Charts and diagrams as code:
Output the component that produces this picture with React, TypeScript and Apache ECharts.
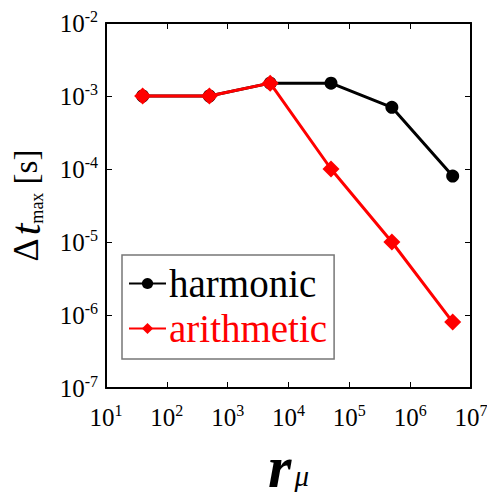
import React, { useEffect, useRef } from "react";
import * as echarts from "echarts";

const rMu = [40, 500, 5000, 50000, 500000, 5000000];
const harmonic = [1e-3, 1e-3, 1.5e-3, 1.5e-3, 7e-4, 8e-5];
const arithmetic = [1e-3, 1e-3, 1.5e-3, 1e-4, 1e-5, 8e-7];
const seriesNames = ["harmonic", "arithmetic"];

const FONT = "'Liberation Serif', 'DejaVu Serif', serif";

const expLabel = (v: number) => {
  const e = Math.round(Math.log10(v));
  return `{b|10}{s|${e}}`;
};

const tickRich = {
  b: { fontFamily: FONT, fontSize: 25, color: "#000", lineHeight: 30 },
  s: { fontFamily: FONT, fontSize: 16, color: "#000", verticalAlign: "top", lineHeight: 16 },
};

export default function App() {
  const ref = useRef<HTMLDivElement>(null);
  useEffect(() => {
    if (!ref.current) return;
    const chart = echarts.init(ref.current, undefined, { renderer: "svg" });
    const axisLine = { show: true, lineStyle: { color: "#000", width: 2 } };
    const axisTick = { show: true, inside: true, length: 6, lineStyle: { color: "#000", width: 1 } };
    chart.setOption({
      animation: false,
      backgroundColor: "#fff",
      textStyle: { fontFamily: FONT },
      grid: { left: 106, top: 23, right: 16, bottom: 104, outerBoundsMode: "none", containLabel: false },
      legend: {
        orient: "vertical",
        left: 122,
        top: 255,
        backgroundColor: "#fff",
        borderColor: "#777",
        borderWidth: 1.5,
        borderRadius: 0,
        padding: [9, 7, 11, 6],
        itemGap: 6,
        itemWidth: 37,
        itemHeight: 14,
        textStyle: { fontFamily: FONT, fontSize: 39, padding: [0, 0, 0, -2] },
        data: [
          { name: seriesNames[0], textStyle: { color: "#000" } },
          { name: seriesNames[1], textStyle: { color: "#ff0000" } },
        ],
      },
      xAxis: [
        {
          type: "log",
          logBase: 10,
          min: 10,
          max: 1e7,
          splitNumber: 6,
          axisLine,
          axisTick,
          splitLine: { show: false },
          minorTick: { show: false },
          axisLabel: { formatter: expLabel, rich: tickRich, margin: 14, fontFamily: FONT, fontSize: 25, color: "#000" },
          name: "{r|r}{mu|μ}",
          nameLocation: "middle",
          nameGap: 56,
          nameTextStyle: {
            fontFamily: FONT,
            rich: {
              r: { fontFamily: FONT, fontSize: 60, fontStyle: "italic", fontWeight: "bold", color: "#000", lineHeight: 46 },
              mu: { fontFamily: FONT, fontSize: 29, fontStyle: "italic", color: "#000", verticalAlign: "bottom", lineHeight: 38, padding: [0, 0, 0, 3] },
            },
          },
        },
        {
          type: "log",
          logBase: 10,
          min: 10,
          max: 1e7,
          splitNumber: 6,
          position: "top",
          axisLine,
          axisTick,
          splitLine: { show: false },
          axisLabel: { show: false },
        },
      ],
      yAxis: [
        {
          type: "log",
          logBase: 10,
          min: 1e-7,
          max: 1e-2,
          splitNumber: 5,
          axisLine,
          axisTick,
          splitLine: { show: false },
          minorTick: { show: false },
          axisLabel: { formatter: expLabel, rich: tickRich, margin: 8, fontFamily: FONT, fontSize: 25, color: "#000" },
          name: "{d|Δ}{t|t}{sub|max}{u| [s]}",
          nameLocation: "middle",
          nameRotate: 90,
          nameGap: 60,
          nameTextStyle: {
            fontFamily: FONT,
            rich: {
              d: { fontFamily: FONT, fontSize: 36, color: "#000", lineHeight: 40 },
              t: { fontFamily: FONT, fontSize: 42, fontStyle: "italic", color: "#000", lineHeight: 40, padding: [0, 0, 0, 3] },
              sub: { fontFamily: FONT, fontSize: 18, color: "#000", verticalAlign: "bottom", lineHeight: 20 },
              u: { fontFamily: FONT, fontSize: 33, color: "#000", lineHeight: 40 },
            },
          },
        },
        {
          type: "log",
          logBase: 10,
          min: 1e-7,
          max: 1e-2,
          splitNumber: 5,
          position: "right",
          axisLine,
          axisTick,
          splitLine: { show: false },
          axisLabel: { show: false },
        },
      ],
      series: [
        {
          name: seriesNames[0],
          type: "line",
          xAxisIndex: 0,
          yAxisIndex: 0,
          data: rMu.map((x, i) => [x, harmonic[i]]),
          symbol: "circle",
          symbolSize: 13,
          color: "#000",
          lineStyle: { color: "#000", width: 3 },
          itemStyle: { color: "#000" },
          z: 2,
        },
        {
          name: seriesNames[1],
          type: "line",
          xAxisIndex: 0,
          yAxisIndex: 0,
          data: rMu.map((x, i) => [x, arithmetic[i]]),
          symbol: "diamond",
          symbolSize: 17,
          color: "#ff0000",
          lineStyle: { color: "#ff0000", width: 3 },
          itemStyle: { color: "#ff0000" },
          z: 3,
        },
      ],
    });
    return () => chart.dispose();
  }, []);
  return <div ref={ref} style={{ width: 487, height: 492, position: "absolute", left: 0, top: 0 }} />;
}
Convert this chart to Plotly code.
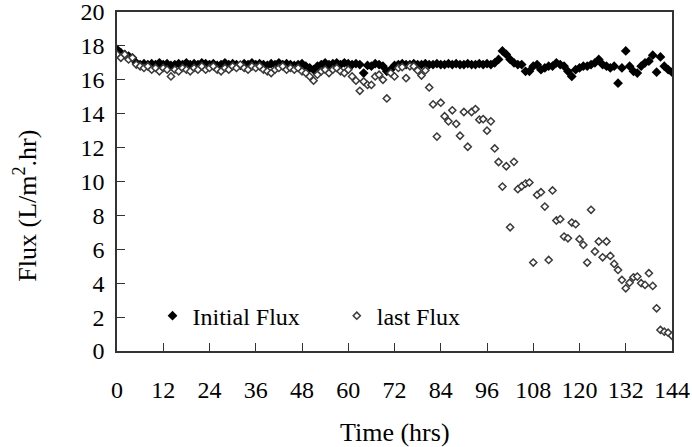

STATED TASK: Write out exactly the lines between the start of the data and the line with "import * as", including both, but none of the pictures.

SOLVED EXERCISE:
Output the component that produces this picture with React, TypeScript and Apache ECharts.
import React, { useEffect, useRef } from "react";
import * as echarts from "echarts";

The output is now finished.